Exercise task: Copy the records below exactly, leaving out any pictures.

Code that draws figures
********************

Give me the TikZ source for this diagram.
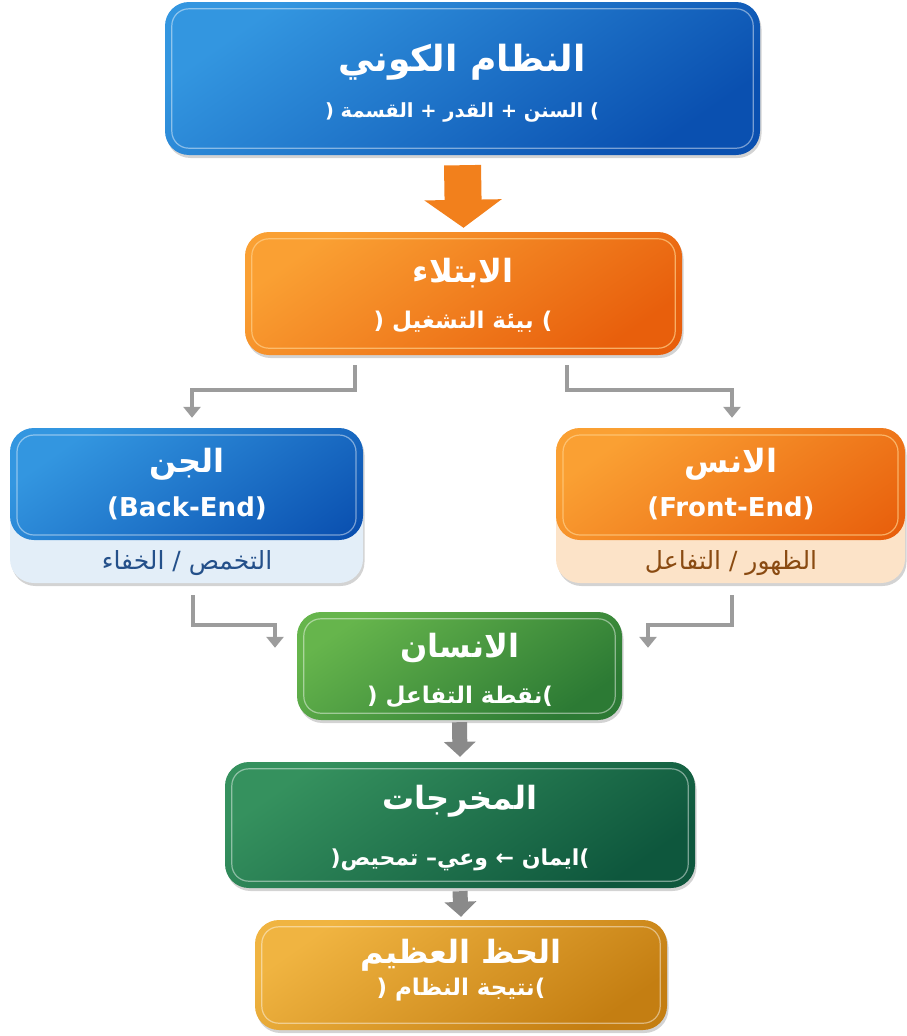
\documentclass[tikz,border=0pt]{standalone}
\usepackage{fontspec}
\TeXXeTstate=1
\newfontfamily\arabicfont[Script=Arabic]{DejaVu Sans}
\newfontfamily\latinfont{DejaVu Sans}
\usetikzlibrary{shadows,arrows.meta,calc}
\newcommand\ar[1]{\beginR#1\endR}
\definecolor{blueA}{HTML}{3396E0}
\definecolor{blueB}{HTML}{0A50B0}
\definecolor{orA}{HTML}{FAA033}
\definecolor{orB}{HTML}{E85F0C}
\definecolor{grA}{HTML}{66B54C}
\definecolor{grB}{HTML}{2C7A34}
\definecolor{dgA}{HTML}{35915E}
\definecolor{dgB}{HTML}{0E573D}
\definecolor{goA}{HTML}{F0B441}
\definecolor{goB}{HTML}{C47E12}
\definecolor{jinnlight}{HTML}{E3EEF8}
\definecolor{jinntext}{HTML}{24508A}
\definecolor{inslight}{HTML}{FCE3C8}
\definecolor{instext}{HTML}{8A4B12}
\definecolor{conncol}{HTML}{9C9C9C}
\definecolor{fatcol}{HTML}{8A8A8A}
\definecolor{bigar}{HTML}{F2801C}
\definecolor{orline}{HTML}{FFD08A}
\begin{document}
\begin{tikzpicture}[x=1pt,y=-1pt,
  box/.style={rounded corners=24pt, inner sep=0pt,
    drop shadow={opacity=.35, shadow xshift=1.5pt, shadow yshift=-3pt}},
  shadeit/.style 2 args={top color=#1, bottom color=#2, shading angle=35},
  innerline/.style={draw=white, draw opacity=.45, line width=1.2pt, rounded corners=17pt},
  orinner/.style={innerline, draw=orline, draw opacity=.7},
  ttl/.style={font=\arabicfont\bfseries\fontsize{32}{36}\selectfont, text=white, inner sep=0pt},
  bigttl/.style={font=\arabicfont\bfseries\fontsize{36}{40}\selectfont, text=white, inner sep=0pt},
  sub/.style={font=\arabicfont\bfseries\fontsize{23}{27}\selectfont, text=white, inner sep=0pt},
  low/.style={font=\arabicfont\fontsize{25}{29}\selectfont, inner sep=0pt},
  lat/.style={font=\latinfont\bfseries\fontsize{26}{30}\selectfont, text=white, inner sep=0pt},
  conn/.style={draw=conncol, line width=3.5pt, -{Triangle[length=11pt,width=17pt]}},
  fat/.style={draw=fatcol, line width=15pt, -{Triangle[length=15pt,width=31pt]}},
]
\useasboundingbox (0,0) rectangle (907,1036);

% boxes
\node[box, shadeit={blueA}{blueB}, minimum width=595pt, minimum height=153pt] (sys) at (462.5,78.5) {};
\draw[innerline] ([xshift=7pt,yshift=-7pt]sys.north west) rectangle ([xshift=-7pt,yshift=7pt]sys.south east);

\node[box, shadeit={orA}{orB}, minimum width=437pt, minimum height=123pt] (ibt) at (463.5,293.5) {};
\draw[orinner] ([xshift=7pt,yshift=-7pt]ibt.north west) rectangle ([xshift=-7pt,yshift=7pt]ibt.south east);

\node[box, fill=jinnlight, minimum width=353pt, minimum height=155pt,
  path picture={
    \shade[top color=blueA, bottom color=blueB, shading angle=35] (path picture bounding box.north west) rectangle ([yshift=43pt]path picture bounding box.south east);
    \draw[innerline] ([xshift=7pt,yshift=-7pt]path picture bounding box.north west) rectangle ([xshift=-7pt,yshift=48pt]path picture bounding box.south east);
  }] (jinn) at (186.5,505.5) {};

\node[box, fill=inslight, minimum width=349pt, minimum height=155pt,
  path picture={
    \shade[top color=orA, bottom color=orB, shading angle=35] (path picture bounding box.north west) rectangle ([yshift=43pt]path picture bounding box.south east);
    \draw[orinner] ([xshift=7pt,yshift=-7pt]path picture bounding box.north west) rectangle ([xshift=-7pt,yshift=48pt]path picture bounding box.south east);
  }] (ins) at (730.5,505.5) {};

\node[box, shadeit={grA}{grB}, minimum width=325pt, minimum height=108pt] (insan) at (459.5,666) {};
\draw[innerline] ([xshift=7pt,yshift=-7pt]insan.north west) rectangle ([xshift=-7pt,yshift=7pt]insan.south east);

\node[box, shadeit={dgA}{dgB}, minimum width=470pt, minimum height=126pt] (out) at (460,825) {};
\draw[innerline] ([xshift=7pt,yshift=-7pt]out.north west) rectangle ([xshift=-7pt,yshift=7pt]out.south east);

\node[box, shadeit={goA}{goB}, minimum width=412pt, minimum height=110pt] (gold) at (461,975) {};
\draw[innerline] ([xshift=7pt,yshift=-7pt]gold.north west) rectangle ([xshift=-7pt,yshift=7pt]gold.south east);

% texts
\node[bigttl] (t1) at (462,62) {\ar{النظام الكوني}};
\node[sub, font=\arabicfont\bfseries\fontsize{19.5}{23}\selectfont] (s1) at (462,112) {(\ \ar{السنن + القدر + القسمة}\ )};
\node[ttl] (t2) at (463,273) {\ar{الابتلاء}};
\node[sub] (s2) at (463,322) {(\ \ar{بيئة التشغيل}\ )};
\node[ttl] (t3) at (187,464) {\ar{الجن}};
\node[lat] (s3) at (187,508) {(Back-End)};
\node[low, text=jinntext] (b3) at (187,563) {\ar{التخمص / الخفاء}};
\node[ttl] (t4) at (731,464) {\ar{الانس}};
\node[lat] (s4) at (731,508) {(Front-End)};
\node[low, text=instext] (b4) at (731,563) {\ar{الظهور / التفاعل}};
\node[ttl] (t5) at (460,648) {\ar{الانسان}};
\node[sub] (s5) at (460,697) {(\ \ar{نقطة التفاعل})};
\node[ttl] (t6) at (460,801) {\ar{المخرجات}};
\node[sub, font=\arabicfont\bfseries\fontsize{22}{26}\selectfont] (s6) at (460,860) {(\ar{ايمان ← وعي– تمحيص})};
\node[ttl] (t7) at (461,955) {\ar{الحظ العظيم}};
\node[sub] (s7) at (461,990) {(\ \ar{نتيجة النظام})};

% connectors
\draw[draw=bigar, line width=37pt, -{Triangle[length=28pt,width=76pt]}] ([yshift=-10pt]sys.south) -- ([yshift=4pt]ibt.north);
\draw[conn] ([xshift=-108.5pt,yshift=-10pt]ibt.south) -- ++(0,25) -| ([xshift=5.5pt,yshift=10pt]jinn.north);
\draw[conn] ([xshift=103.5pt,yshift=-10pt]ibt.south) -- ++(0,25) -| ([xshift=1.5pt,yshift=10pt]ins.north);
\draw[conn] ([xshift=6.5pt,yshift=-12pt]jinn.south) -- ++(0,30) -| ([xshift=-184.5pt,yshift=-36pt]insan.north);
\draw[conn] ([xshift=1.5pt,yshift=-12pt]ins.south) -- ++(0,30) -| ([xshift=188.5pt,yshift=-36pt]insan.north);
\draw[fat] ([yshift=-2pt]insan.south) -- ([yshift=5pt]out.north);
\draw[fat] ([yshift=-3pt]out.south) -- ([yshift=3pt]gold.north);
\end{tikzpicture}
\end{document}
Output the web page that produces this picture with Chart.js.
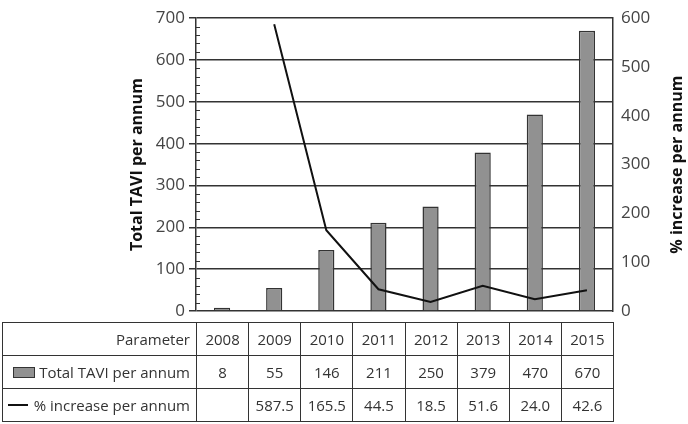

********************

Expected answer:
Give me the TikZ source for this diagram.
\documentclass[tikz,border=0pt]{standalone}
\usepackage{fontspec}
\TeXXeTstate=1
\newfontfamily\arabicfont[Script=Arabic]{DejaVu Sans}
\newfontfamily\latinfont{DejaVu Sans}
\usetikzlibrary{shadows,arrows.meta,calc}
\newcommand\ar[1]{\beginR#1\endR}
\definecolor{blueA}{HTML}{3396E0}
\definecolor{blueB}{HTML}{0A50B0}
\definecolor{orA}{HTML}{FAA033}
\definecolor{orB}{HTML}{E85F0C}
\definecolor{grA}{HTML}{66B54C}
\definecolor{grB}{HTML}{2C7A34}
\definecolor{dgA}{HTML}{35915E}
\definecolor{dgB}{HTML}{0E573D}
\definecolor{goA}{HTML}{F0B441}
\definecolor{goB}{HTML}{C47E12}
\definecolor{jinnlight}{HTML}{E3EEF8}
\definecolor{jinntext}{HTML}{24508A}
\definecolor{inslight}{HTML}{FCE3C8}
\definecolor{instext}{HTML}{8A4B12}
\definecolor{conncol}{HTML}{9C9C9C}
\definecolor{fatcol}{HTML}{8A8A8A}
\definecolor{bigar}{HTML}{F2801C}
\definecolor{orline}{HTML}{FFD08A}
\begin{document}
\begin{tikzpicture}[x=1pt,y=-1pt,
  box/.style={rounded corners=24pt, inner sep=0pt,
    drop shadow={opacity=.35, shadow xshift=1.5pt, shadow yshift=-3pt}},
  shadeit/.style 2 args={top color=#1, bottom color=#2, shading angle=35},
  innerline/.style={draw=white, draw opacity=.45, line width=1.2pt, rounded corners=17pt},
  orinner/.style={innerline, draw=orline, draw opacity=.7},
  ttl/.style={font=\arabicfont\bfseries\fontsize{32}{36}\selectfont, text=white, inner sep=0pt},
  bigttl/.style={font=\arabicfont\bfseries\fontsize{36}{40}\selectfont, text=white, inner sep=0pt},
  sub/.style={font=\arabicfont\bfseries\fontsize{23}{27}\selectfont, text=white, inner sep=0pt},
  low/.style={font=\arabicfont\fontsize{25}{29}\selectfont, inner sep=0pt},
  lat/.style={font=\latinfont\bfseries\fontsize{26}{30}\selectfont, text=white, inner sep=0pt},
  conn/.style={draw=conncol, line width=3.5pt, -{Triangle[length=11pt,width=17pt]}},
  fat/.style={draw=fatcol, line width=15pt, -{Triangle[length=15pt,width=31pt]}},
]
\useasboundingbox (0,0) rectangle (907,1036);

% boxes
\node[box, shadeit={blueA}{blueB}, minimum width=595pt, minimum height=153pt] (sys) at (462.5,78.5) {};
\draw[innerline] ([xshift=7pt,yshift=-7pt]sys.north west) rectangle ([xshift=-7pt,yshift=7pt]sys.south east);

\node[box, shadeit={orA}{orB}, minimum width=437pt, minimum height=123pt] (ibt) at (463.5,293.5) {};
\draw[orinner] ([xshift=7pt,yshift=-7pt]ibt.north west) rectangle ([xshift=-7pt,yshift=7pt]ibt.south east);

\node[box, fill=jinnlight, minimum width=353pt, minimum height=155pt,
  path picture={
    \shade[top color=blueA, bottom color=blueB, shading angle=35] (path picture bounding box.north west) rectangle ([yshift=43pt]path picture bounding box.south east);
    \draw[innerline] ([xshift=7pt,yshift=-7pt]path picture bounding box.north west) rectangle ([xshift=-7pt,yshift=48pt]path picture bounding box.south east);
  }] (jinn) at (186.5,505.5) {};

\node[box, fill=inslight, minimum width=349pt, minimum height=155pt,
  path picture={
    \shade[top color=orA, bottom color=orB, shading angle=35] (path picture bounding box.north west) rectangle ([yshift=43pt]path picture bounding box.south east);
    \draw[orinner] ([xshift=7pt,yshift=-7pt]path picture bounding box.north west) rectangle ([xshift=-7pt,yshift=48pt]path picture bounding box.south east);
  }] (ins) at (730.5,505.5) {};

\node[box, shadeit={grA}{grB}, minimum width=325pt, minimum height=108pt] (insan) at (459.5,666) {};
\draw[innerline] ([xshift=7pt,yshift=-7pt]insan.north west) rectangle ([xshift=-7pt,yshift=7pt]insan.south east);

\node[box, shadeit={dgA}{dgB}, minimum width=470pt, minimum height=126pt] (out) at (460,825) {};
\draw[innerline] ([xshift=7pt,yshift=-7pt]out.north west) rectangle ([xshift=-7pt,yshift=7pt]out.south east);

\node[box, shadeit={goA}{goB}, minimum width=412pt, minimum height=110pt] (gold) at (461,975) {};
\draw[innerline] ([xshift=7pt,yshift=-7pt]gold.north west) rectangle ([xshift=-7pt,yshift=7pt]gold.south east);

% texts
\node[bigttl] (t1) at (462,62) {\ar{النظام الكوني}};
\node[sub, font=\arabicfont\bfseries\fontsize{19.5}{23}\selectfont] (s1) at (462,112) {(\ \ar{السنن + القدر + القسمة}\ )};
\node[ttl] (t2) at (463,273) {\ar{الابتلاء}};
\node[sub] (s2) at (463,322) {(\ \ar{بيئة التشغيل}\ )};
\node[ttl] (t3) at (187,464) {\ar{الجن}};
\node[lat] (s3) at (187,508) {(Back-End)};
\node[low, text=jinntext] (b3) at (187,563) {\ar{التخمص / الخفاء}};
\node[ttl] (t4) at (731,464) {\ar{الانس}};
\node[lat] (s4) at (731,508) {(Front-End)};
\node[low, text=instext] (b4) at (731,563) {\ar{الظهور / التفاعل}};
\node[ttl] (t5) at (460,648) {\ar{الانسان}};
\node[sub] (s5) at (460,697) {(\ \ar{نقطة التفاعل})};
\node[ttl] (t6) at (460,801) {\ar{المخرجات}};
\node[sub, font=\arabicfont\bfseries\fontsize{22}{26}\selectfont] (s6) at (460,860) {(\ar{ايمان ← وعي– تمحيص})};
\node[ttl] (t7) at (461,955) {\ar{الحظ العظيم}};
\node[sub] (s7) at (461,990) {(\ \ar{نتيجة النظام})};

% connectors
\draw[draw=bigar, line width=37pt, -{Triangle[length=28pt,width=76pt]}] ([yshift=-10pt]sys.south) -- ([yshift=4pt]ibt.north);
\draw[conn] ([xshift=-108.5pt,yshift=-10pt]ibt.south) -- ++(0,25) -| ([xshift=5.5pt,yshift=10pt]jinn.north);
\draw[conn] ([xshift=103.5pt,yshift=-10pt]ibt.south) -- ++(0,25) -| ([xshift=1.5pt,yshift=10pt]ins.north);
\draw[conn] ([xshift=6.5pt,yshift=-12pt]jinn.south) -- ++(0,30) -| ([xshift=-184.5pt,yshift=-36pt]insan.north);
\draw[conn] ([xshift=1.5pt,yshift=-12pt]ins.south) -- ++(0,30) -| ([xshift=188.5pt,yshift=-36pt]insan.north);
\draw[fat] ([yshift=-2pt]insan.south) -- ([yshift=5pt]out.north);
\draw[fat] ([yshift=-3pt]out.south) -- ([yshift=3pt]gold.north);
\end{tikzpicture}
\end{document}
Output the web page that produces this picture with Chart.js.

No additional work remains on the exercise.